◆ YOUR OBJECTIVE ◆
Restate the whole listing word for word. Pictures are left out.

◆ PROVIDED DATA ◆
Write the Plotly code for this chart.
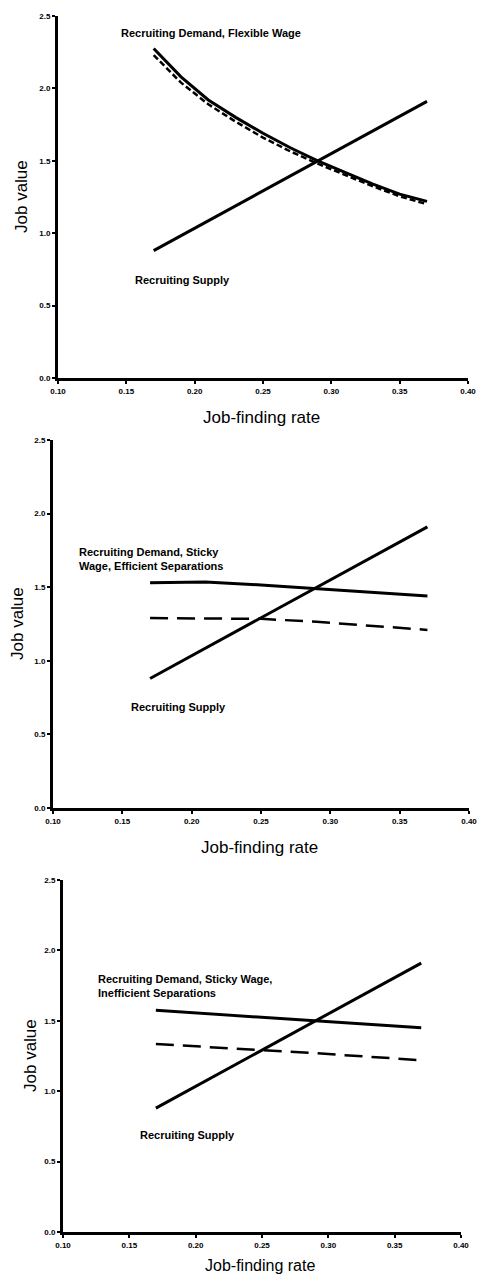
import plotly.graph_objects as go

# ---- data ----
x_rate = [0.17, 0.19, 0.21, 0.23, 0.25, 0.27, 0.29, 0.31, 0.33, 0.35, 0.37]
flex_demand_solid = [2.275, 2.08, 1.92, 1.80, 1.69, 1.59, 1.50, 1.42, 1.34, 1.27, 1.22]
flex_demand_dash = [2.23, 2.04, 1.89, 1.77, 1.66, 1.565, 1.48, 1.40, 1.325, 1.255, 1.20]

x_coarse = [0.17, 0.21, 0.25, 0.29, 0.33, 0.37]
supply = [0.88, 1.085, 1.29, 1.495, 1.70, 1.91]

eff_solid = [1.53, 1.535, 1.515, 1.49, 1.465, 1.44]
eff_dash = [1.29, 1.29, 1.285, 1.265, 1.24, 1.21]

ineff_solid = [1.575, 1.55, 1.525, 1.50, 1.475, 1.45]
ineff_dash = [1.335, 1.315, 1.29, 1.27, 1.245, 1.22]

x_ticks = [0.10, 0.15, 0.20, 0.25, 0.30, 0.35, 0.40]
y_ticks = [0.0, 0.5, 1.0, 1.5, 2.0, 2.5]

W, H = 478, 1276
FONT = "Liberation Sans, Arial, sans-serif"

panels = [
    dict(px=(58, 468), py=(16, 378),
         xs=x_rate, solid=flex_demand_solid, dash=flex_demand_dash, dash_style="6px,3px",
         demand_text="Recruiting Demand, Flexible Wage", demand_pos=(0.1446, 2.38),
         supply_pos=(0.155, 0.68), ytitle_x=21, xtitle_y=417),
    dict(px=(53, 469), py=(440, 808),
         xs=x_coarse, solid=eff_solid, dash=eff_dash, dash_style="18px,9px",
         demand_text="Recruiting Demand, Sticky<br>Wage, Efficient Separations", demand_pos=(0.117, 1.69),
         supply_pos=(0.155, 0.686), ytitle_x=17, xtitle_y=847),
    dict(px=(63, 461), py=(880, 1232),
         xs=x_coarse, solid=ineff_solid, dash=ineff_dash, dash_style="18px,9px",
         demand_text="Recruiting Demand, Sticky Wage,<br>Inefficient Separations", demand_pos=(0.125, 1.75),
         supply_pos=(0.1565, 0.69), ytitle_x=30, xtitle_y=1265),
]

fig = go.Figure()
annotations = []
for i, p in enumerate(panels, start=1):
    xa = "x" if i == 1 else f"x{i}"
    ya = "y" if i == 1 else f"y{i}"
    fig.add_trace(go.Scatter(x=p["xs"], y=p["dash"], mode="lines", xaxis=xa, yaxis=ya,
                             line=dict(color="black", width=2.5, dash=p["dash_style"]),
                             showlegend=False, hoverinfo="skip"))
    fig.add_trace(go.Scatter(x=p["xs"], y=p["solid"], mode="lines", xaxis=xa, yaxis=ya,
                             line=dict(color="black", width=3),
                             showlegend=False, hoverinfo="skip"))
    fig.add_trace(go.Scatter(x=x_coarse, y=supply, mode="lines", xaxis=xa, yaxis=ya,
                             line=dict(color="black", width=3),
                             showlegend=False, hoverinfo="skip"))
    x0, x1 = p["px"]
    y0, y1 = p["py"]
    xdom = [x0 / W, x1 / W]
    ydom = [1 - y1 / H, 1 - y0 / H]
    axis_common = dict(showgrid=False, zeroline=False, showline=True, linecolor="black",
                       linewidth=3, ticks="outside", ticklen=3, tickwidth=1.5, tickcolor="black",
                       automargin=False, ticklabeloverflow="allow",
                       tickfont=dict(family=FONT, size=8, color="black", weight="bold"))
    fig.layout[("xaxis" if i == 1 else f"xaxis{i}")] = dict(
        domain=xdom, range=[0.10, 0.40], tickvals=x_ticks, tickformat=".2f",
        anchor=ya, **axis_common)
    fig.layout[("yaxis" if i == 1 else f"yaxis{i}")] = dict(
        domain=ydom, range=[0, 2.5], tickvals=y_ticks, tickformat=".1f",
        anchor=xa, **axis_common)
    annotations.append(dict(x=p["demand_pos"][0], y=p["demand_pos"][1], xref=xa, yref=ya,
                            text=p["demand_text"], showarrow=False, xanchor="left", yanchor="middle",
                            align="left", font=dict(family=FONT, size=11, color="black", weight="bold")))
    annotations.append(dict(x=p["supply_pos"][0], y=p["supply_pos"][1], xref=xa, yref=ya,
                            text="Recruiting Supply", showarrow=False, xanchor="left", yanchor="middle",
                            font=dict(family=FONT, size=11, color="black", weight="bold")))
    annotations.append(dict(x=p["ytitle_x"] / W, y=1 - ((y0 + y1) / 2) / H, xref="paper", yref="paper",
                            text="Job value", textangle=-90, showarrow=False,
                            xanchor="center", yanchor="middle",
                            font=dict(family=FONT, size=17, color="black")))
    annotations.append(dict(x=((x0 + x1) / 2 - 2) / W, y=1 - p["xtitle_y"] / H, xref="paper", yref="paper",
                            text="Job-finding rate", showarrow=False,
                            xanchor="center", yanchor="middle",
                            font=dict(family=FONT, size=16 if i == 3 else 17, color="black")))

fig.update_layout(template="none", width=W, height=H, margin=dict(l=0, r=0, t=0, b=0),
                  plot_bgcolor="white", paper_bgcolor="white", annotations=annotations,
                  showlegend=False)
fig.write_html("out.html", config={"displayModeBar": False},
               post_script="document.body.style.margin='0';document.body.style.padding='0';"
                           "document.documentElement.style.overflow='hidden';")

◆ WRITTEN ANSWER ◆
Write the Plotly code for this chart.
import plotly.graph_objects as go

# ---- data ----
x_rate = [0.17, 0.19, 0.21, 0.23, 0.25, 0.27, 0.29, 0.31, 0.33, 0.35, 0.37]
flex_demand_solid = [2.275, 2.08, 1.92, 1.80, 1.69, 1.59, 1.50, 1.42, 1.34, 1.27, 1.22]
flex_demand_dash = [2.23, 2.04, 1.89, 1.77, 1.66, 1.565, 1.48, 1.40, 1.325, 1.255, 1.20]

x_coarse = [0.17, 0.21, 0.25, 0.29, 0.33, 0.37]
supply = [0.88, 1.085, 1.29, 1.495, 1.70, 1.91]

eff_solid = [1.53, 1.535, 1.515, 1.49, 1.465, 1.44]
eff_dash = [1.29, 1.29, 1.285, 1.265, 1.24, 1.21]

ineff_solid = [1.575, 1.55, 1.525, 1.50, 1.475, 1.45]
ineff_dash = [1.335, 1.315, 1.29, 1.27, 1.245, 1.22]

x_ticks = [0.10, 0.15, 0.20, 0.25, 0.30, 0.35, 0.40]
y_ticks = [0.0, 0.5, 1.0, 1.5, 2.0, 2.5]

W, H = 478, 1276
FONT = "Liberation Sans, Arial, sans-serif"

panels = [
    dict(px=(58, 468), py=(16, 378),
         xs=x_rate, solid=flex_demand_solid, dash=flex_demand_dash, dash_style="6px,3px",
         demand_text="Recruiting Demand, Flexible Wage", demand_pos=(0.1446, 2.38),
         supply_pos=(0.155, 0.68), ytitle_x=21, xtitle_y=417),
    dict(px=(53, 469), py=(440, 808),
         xs=x_coarse, solid=eff_solid, dash=eff_dash, dash_style="18px,9px",
         demand_text="Recruiting Demand, Sticky<br>Wage, Efficient Separations", demand_pos=(0.117, 1.69),
         supply_pos=(0.155, 0.686), ytitle_x=17, xtitle_y=847),
    dict(px=(63, 461), py=(880, 1232),
         xs=x_coarse, solid=ineff_solid, dash=ineff_dash, dash_style="18px,9px",
         demand_text="Recruiting Demand, Sticky Wage,<br>Inefficient Separations", demand_pos=(0.125, 1.75),
         supply_pos=(0.1565, 0.69), ytitle_x=30, xtitle_y=1265),
]

fig = go.Figure()
annotations = []
for i, p in enumerate(panels, start=1):
    xa = "x" if i == 1 else f"x{i}"
    ya = "y" if i == 1 else f"y{i}"
    fig.add_trace(go.Scatter(x=p["xs"], y=p["dash"], mode="lines", xaxis=xa, yaxis=ya,
                             line=dict(color="black", width=2.5, dash=p["dash_style"]),
                             showlegend=False, hoverinfo="skip"))
    fig.add_trace(go.Scatter(x=p["xs"], y=p["solid"], mode="lines", xaxis=xa, yaxis=ya,
                             line=dict(color="black", width=3),
                             showlegend=False, hoverinfo="skip"))
    fig.add_trace(go.Scatter(x=x_coarse, y=supply, mode="lines", xaxis=xa, yaxis=ya,
                             line=dict(color="black", width=3),
                             showlegend=False, hoverinfo="skip"))
    x0, x1 = p["px"]
    y0, y1 = p["py"]
    xdom = [x0 / W, x1 / W]
    ydom = [1 - y1 / H, 1 - y0 / H]
    axis_common = dict(showgrid=False, zeroline=False, showline=True, linecolor="black",
                       linewidth=3, ticks="outside", ticklen=3, tickwidth=1.5, tickcolor="black",
                       automargin=False, ticklabeloverflow="allow",
                       tickfont=dict(family=FONT, size=8, color="black", weight="bold"))
    fig.layout[("xaxis" if i == 1 else f"xaxis{i}")] = dict(
        domain=xdom, range=[0.10, 0.40], tickvals=x_ticks, tickformat=".2f",
        anchor=ya, **axis_common)
    fig.layout[("yaxis" if i == 1 else f"yaxis{i}")] = dict(
        domain=ydom, range=[0, 2.5], tickvals=y_ticks, tickformat=".1f",
        anchor=xa, **axis_common)
    annotations.append(dict(x=p["demand_pos"][0], y=p["demand_pos"][1], xref=xa, yref=ya,
                            text=p["demand_text"], showarrow=False, xanchor="left", yanchor="middle",
                            align="left", font=dict(family=FONT, size=11, color="black", weight="bold")))
    annotations.append(dict(x=p["supply_pos"][0], y=p["supply_pos"][1], xref=xa, yref=ya,
                            text="Recruiting Supply", showarrow=False, xanchor="left", yanchor="middle",
                            font=dict(family=FONT, size=11, color="black", weight="bold")))
    annotations.append(dict(x=p["ytitle_x"] / W, y=1 - ((y0 + y1) / 2) / H, xref="paper", yref="paper",
                            text="Job value", textangle=-90, showarrow=False,
                            xanchor="center", yanchor="middle",
                            font=dict(family=FONT, size=17, color="black")))
    annotations.append(dict(x=((x0 + x1) / 2 - 2) / W, y=1 - p["xtitle_y"] / H, xref="paper", yref="paper",
                            text="Job-finding rate", showarrow=False,
                            xanchor="center", yanchor="middle",
                            font=dict(family=FONT, size=16 if i == 3 else 17, color="black")))

fig.update_layout(template="none", width=W, height=H, margin=dict(l=0, r=0, t=0, b=0),
                  plot_bgcolor="white", paper_bgcolor="white", annotations=annotations,
                  showlegend=False)
fig.write_html("out.html", config={"displayModeBar": False},
               post_script="document.body.style.margin='0';document.body.style.padding='0';"
                           "document.documentElement.style.overflow='hidden';")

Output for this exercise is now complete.